WASHINGTON: "The border is closed": With those words, a top Biden administration official on Sunday pushed back against fast-mounting criticism that it has bungled immigration policy, spurring an influx of migrants in the biggest crisis to emerge under the new president.
Homeland Security Secretary Alejandro Mayorkas said the administration's message to would-be border-crossers was simple: "Now is not the time to come. Do not come. The journey is dangerous.
"We are building safe, orderly and humane ways to address the needs of vulnerable children," he said on ABC's "This Week."
"Do not come."
But with an estimated 15,000 migrant children or teenagers already in federal custody -- roughly a third of them in facilities meant for adults -- and with the United States on pace to see two million undocumented migrants arrive this year, the problem has become impossible to ignore.
Biden himself vowed on Sunday to visit the border and said he was stepping up the message to migrants to stay home.
"We're in the process of doing it now, including making sure that we reestablish what existed before, which was -- they can stay in place and make their case from their home country," he told reporters.
Bipartisan criticism
Many Republicans, but also a growing number of Democrats, have criticized the administration's border policies.
Mayorkas, appearing on three television networks, insisted that the administration was doing everything it could to address the influx, but said the task was complicated by policies inherited from the Trump administration and by the Covid-19 pandemic.
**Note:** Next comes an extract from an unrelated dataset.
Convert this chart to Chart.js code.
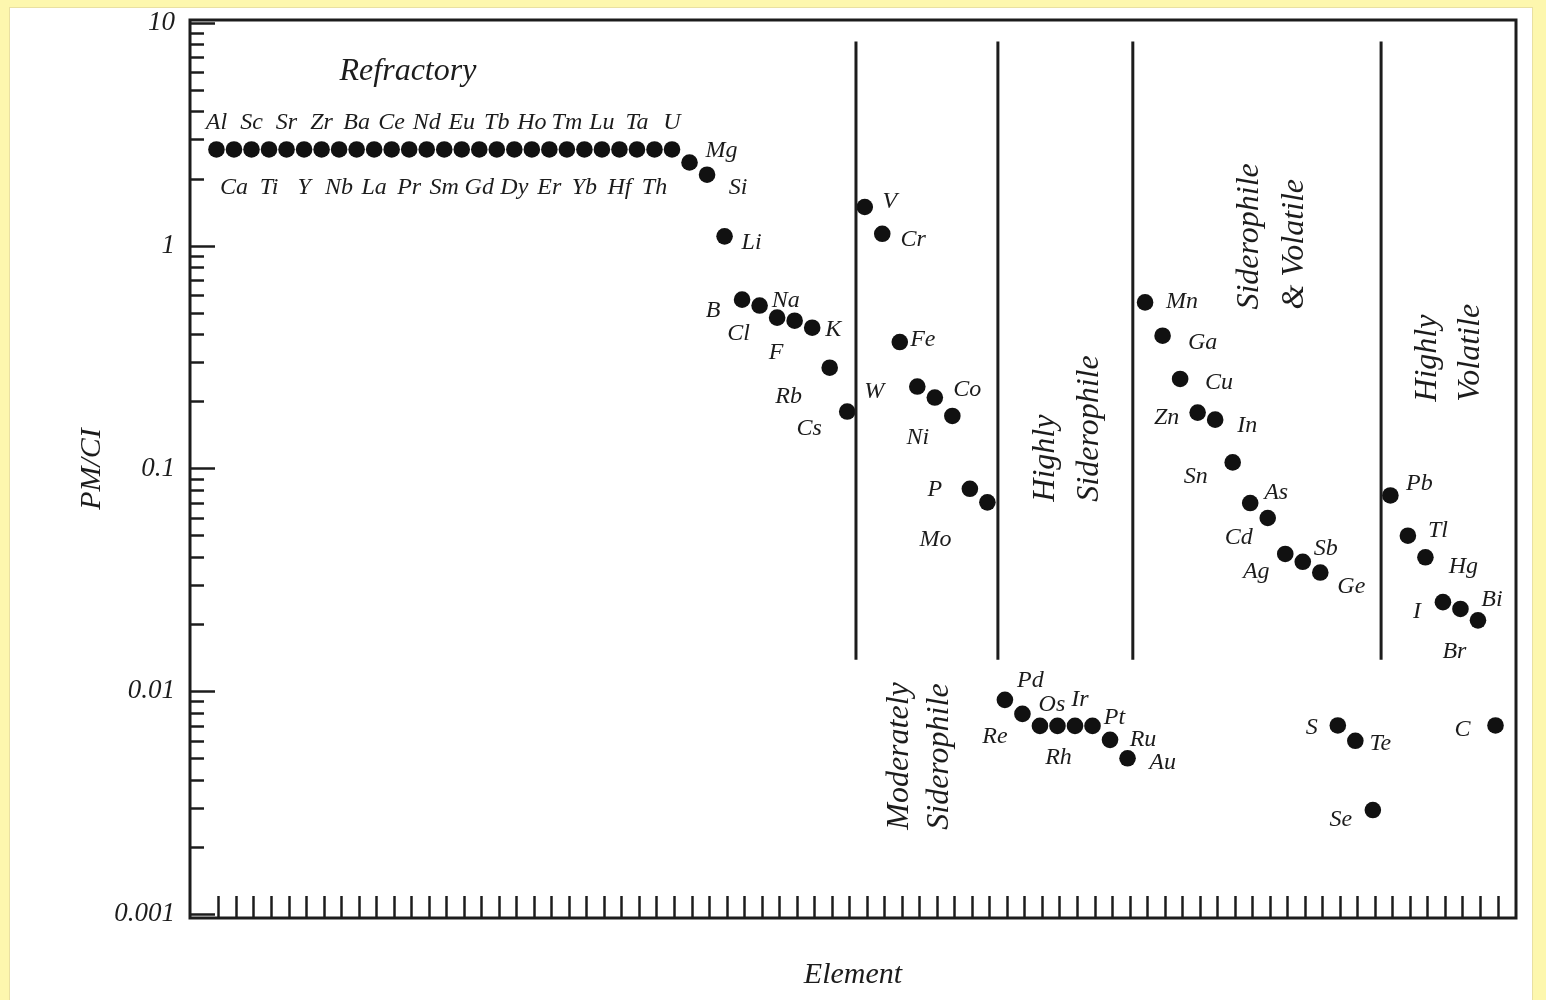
<!DOCTYPE html>
<html>
<head>
<meta charset="utf-8">
<script src="https://cdn.jsdelivr.net/npm/chart.js@4.4.1/dist/chart.umd.min.js"></script>
<style>
  html, body { margin: 0; padding: 0; background: #fdf7ae; }
  .panel { position: absolute; left: 9px; top: 7px; width: 1522px; height: 1000px; background: #fff; border: 1px solid #e9e0a2; }
  #chart { position: absolute; left: 0; top: 0; }
</style>
</head>
<body>
<div class="panel"></div>
<canvas id="chart" width="1546" height="1000"></canvas>
<script>
const elements = [
  "Al", "Ca", "Sc", "Ti", "Sr", "Y", "Zr", "Nb", "Ba", "La", "Ce", "Pr", "Nd", "Sm",
  "Eu", "Gd", "Tb", "Dy", "Ho", "Er", "Tm", "Yb", "Lu", "Hf", "Ta", "Th", "U",
  "Mg", "Si", "Li", "B", "Cl", "F", "Na", "K", "Rb", "Cs",
  "V", "Cr", "Fe", "W", "Ni", "Co", "P", "Mo",
  "Re", "Pd", "Os", "Rh", "Ir", "Pt", "Ru", "Au",
  "Mn", "Ga", "Cu", "Zn", "In", "Sn", "As", "Cd", "Ag", "Sb", "Ge", "S", "Te", "Se",
  "Pb", "Tl", "Hg", "I", "Br", "Bi", "C",
];

// PM/CI ratio per element (same order as elements)
const pmci = [
  2.7, 2.7, 2.7, 2.7, 2.7, 2.7, 2.7, 2.7, 2.7, 2.7, 2.7, 2.7, 2.7, 2.7,
  2.7, 2.7, 2.7, 2.7, 2.7, 2.7, 2.7, 2.7, 2.7, 2.7, 2.7, 2.7, 2.7,
  2.36, 2.08, 1.1, 0.572, 0.538, 0.475, 0.46, 0.428, 0.283, 0.18,
  1.49, 1.13, 0.369, 0.233, 0.208, 0.172, 0.081, 0.0704,
  0.00915, 0.00791, 0.00699, 0.00699, 0.00699, 0.00699, 0.00605, 0.005,
  0.556, 0.394, 0.252, 0.178, 0.1655, 0.1064, 0.0699, 0.0599, 0.0413, 0.0381, 0.0341, 0.00702, 0.00599, 0.00293,
  0.0756, 0.0499, 0.0399, 0.0251, 0.0234, 0.0208, 0.00702,
];

const yTickValues = [0.001, 0.01, 0.1, 1, 10];
const yTickLabels = ["0.001", "0.01", "0.1", "1", "10"];

// group dividers (x in element index units)
const dividers = [36.5, 44.6, 52.3, 66.47];

const groupTitles = [
  { lines: ["Refractory"], x: [10.93], y: 6.04, rotate: false },
  { lines: ["Moderately", "Siderophile"], x: [39.0, 41.3], y: 0.00239, rotate: true },
  { lines: ["Highly", "Siderophile"], x: [47.3, 49.86], y: 0.0709, rotate: true },
  { lines: ["Siderophile", "& Volatile"], x: [58.99, 61.55], y: 0.516, rotate: true },
  { lines: ["Highly", "Volatile"], x: [69.15, 71.55], y: 0.1993, rotate: true },
];

// label offsets in px from each dot (layout only)
const labelOffsets = {
  Mg: [32, -12], Si: [31, 13], Li: [27, 6], B: [-29, 11], Cl: [-21, 28], F: [-1, 35],
  Na: [-9, -20], K: [21, 2], Rb: [-41, 29], Cs: [-38, 17],
  V: [25, -5], Cr: [31, 6], Fe: [23, -2], W: [-43, 5], Ni: [-17, 40], Co: [15, -26],
  P: [-35, 1], Mo: [-52, 37],
  Re: [-10, 37], Pd: [8, -33], Os: [12, -21], Rh: [1, 32], Ir: [5, -26], Pt: [22, -8],
  Ru: [33, 0], Au: [35, 4],
  Mn: [37, -1], Ga: [40, 7], Cu: [39, 4], Zn: [-31, 5], In: [32, 6], Sn: [-37, 14],
  As: [26, -10], Cd: [-29, 20], Ag: [-29, 18], Sb: [23, -13], Ge: [31, 14],
  S: [-26, 2], Te: [25, 3], Se: [-32, 10],
  Pb: [29, -12], Tl: [30, -5], Hg: [38, 9], I: [-26, 10], Br: [-6, 43], Bi: [14, -21], C: [-33, 4],
};

const FONT = "'Liberation Serif', 'DejaVu Serif', serif";
const INK = "#1c1c1c";

const decorations = {
  id: "decorations",
  afterDatasetsDraw(chart) {
    const { ctx, chartArea: a } = chart;
    const xs = chart.scales.x;
    const ys = chart.scales.y;
    ctx.save();
    ctx.strokeStyle = INK;

    // y ticks pointing inward
    ctx.lineWidth = 2.5;
    for (let d = 0.001; d < 20; d *= 10) {
      for (let k = 1; k <= 9; k++) {
        const v = d * k;
        if (v > 10.01) break;
        const py = Math.round(ys.getPixelForValue(v)) + 0.5;
        const len = k === 1 ? 25 : 14;
        ctx.beginPath();
        ctx.moveTo(a.left, py);
        ctx.lineTo(a.left + len, py);
        ctx.stroke();
      }
    }

    // x ticks pointing up, one per element
    elements.forEach((el, i) => {
      const px = Math.round(xs.getPixelForValue(i) + 2) + 0.5;
      ctx.beginPath();
      ctx.moveTo(px, a.bottom);
      ctx.lineTo(px, a.bottom - 22);
      ctx.stroke();
    });

    // divider lines
    ctx.lineWidth = 3;
    dividers.forEach((d) => {
      const px = xs.getPixelForValue(d);
      ctx.beginPath();
      ctx.moveTo(px, ys.getPixelForValue(8.24));
      ctx.lineTo(px, ys.getPixelForValue(0.01384));
      ctx.stroke();
    });

    // frame
    ctx.lineWidth = 3;
    ctx.strokeRect(a.left, a.top, a.right - a.left, a.bottom - a.top);

    // element labels
    ctx.fillStyle = INK;
    ctx.font = "italic 24px " + FONT;
    ctx.textAlign = "center";
    ctx.textBaseline = "middle";
    elements.forEach((el, i) => {
      let off = labelOffsets[el];
      if (!off) off = i % 2 === 0 ? [0, -27] : [0, 38];
      const px = xs.getPixelForValue(i);
      const py = ys.getPixelForValue(pmci[i]);
      ctx.fillText(el, px + off[0], py + off[1]);
    });

    // group titles
    ctx.font = "italic 32px " + FONT;
    groupTitles.forEach((g) => {
      const py = ys.getPixelForValue(g.y);
      g.lines.forEach((line, j) => {
        const px = xs.getPixelForValue(g.x[j]);
        if (!g.rotate) {
          ctx.textAlign = "center";
          ctx.fillText(line, px, py);
        } else {
          ctx.save();
          ctx.translate(px, py);
          ctx.rotate(-Math.PI / 2);
          ctx.textAlign = "left";
          ctx.fillText(line, 0, 0);
          ctx.restore();
        }
      });
    });
    ctx.restore();
  },
};

new Chart(document.getElementById("chart"), {
  type: "scatter",
  data: {
    datasets: [
      {
        data: pmci.map((v, i) => ({ x: i, y: v })),
        pointRadius: 8.3,
        pointBackgroundColor: "#111",
        pointBorderWidth: 0,
        showLine: false,
      },
    ],
  },
  options: {
    responsive: false,
    animation: false,
    layout: { padding: { top: 20, right: 30, left: 0, bottom: 0 } },
    plugins: { legend: { display: false }, tooltip: { enabled: false } },
    scales: {
      x: {
        type: "linear",
        min: -1.51,
        max: 74.17,
        ticks: { display: false },
        grid: { display: false, drawTicks: false },
        border: { display: false },
        title: {
          display: true,
          text: "Element",
          color: INK,
          font: { family: FONT, size: 30, style: "italic" },
          padding: { top: 0, bottom: 7 },
        },
        afterFit: (s) => { s.height = 82; },
      },
      y: {
        type: "logarithmic",
        min: 0.00096,
        max: 10.29,
        grid: { display: false, drawTicks: false },
        border: { display: false },
        afterBuildTicks: (s) => { s.ticks = yTickValues.map((v) => ({ value: v })); },
        ticks: {
          autoSkip: false,
          padding: 15,
          color: INK,
          font: { family: FONT, size: 27, style: "italic" },
          callback: (v) => yTickLabels[yTickValues.indexOf(v)] ?? "",
        },
        title: {
          display: true,
          text: "PM/CI",
          color: INK,
          font: { family: FONT, size: 30, style: "italic" },
          padding: { top: 74 },
        },
        afterFit: (s) => {
          s.width = 190;
          s.paddingTop = 0;
          s.paddingBottom = 0;
        },
      },
    },
  },
  plugins: [decorations],
});
</script>
</body>
</html>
"We have a plan. We are executing on our plan and we will succeed," the Havana-born Mayorkas said on ABC. "But one thing is also clear, that it takes time."
Mayorkas repeatedly placed blame on Biden's predecessor, Donald Trump, who imposed an array of anti-immigration policies.
"The entire system ...was dismantled in its entirety by the prior administration" and had to be rebuilt, Mayorkas said.
He said three new facilities had been opened to handle border arrivals just last week.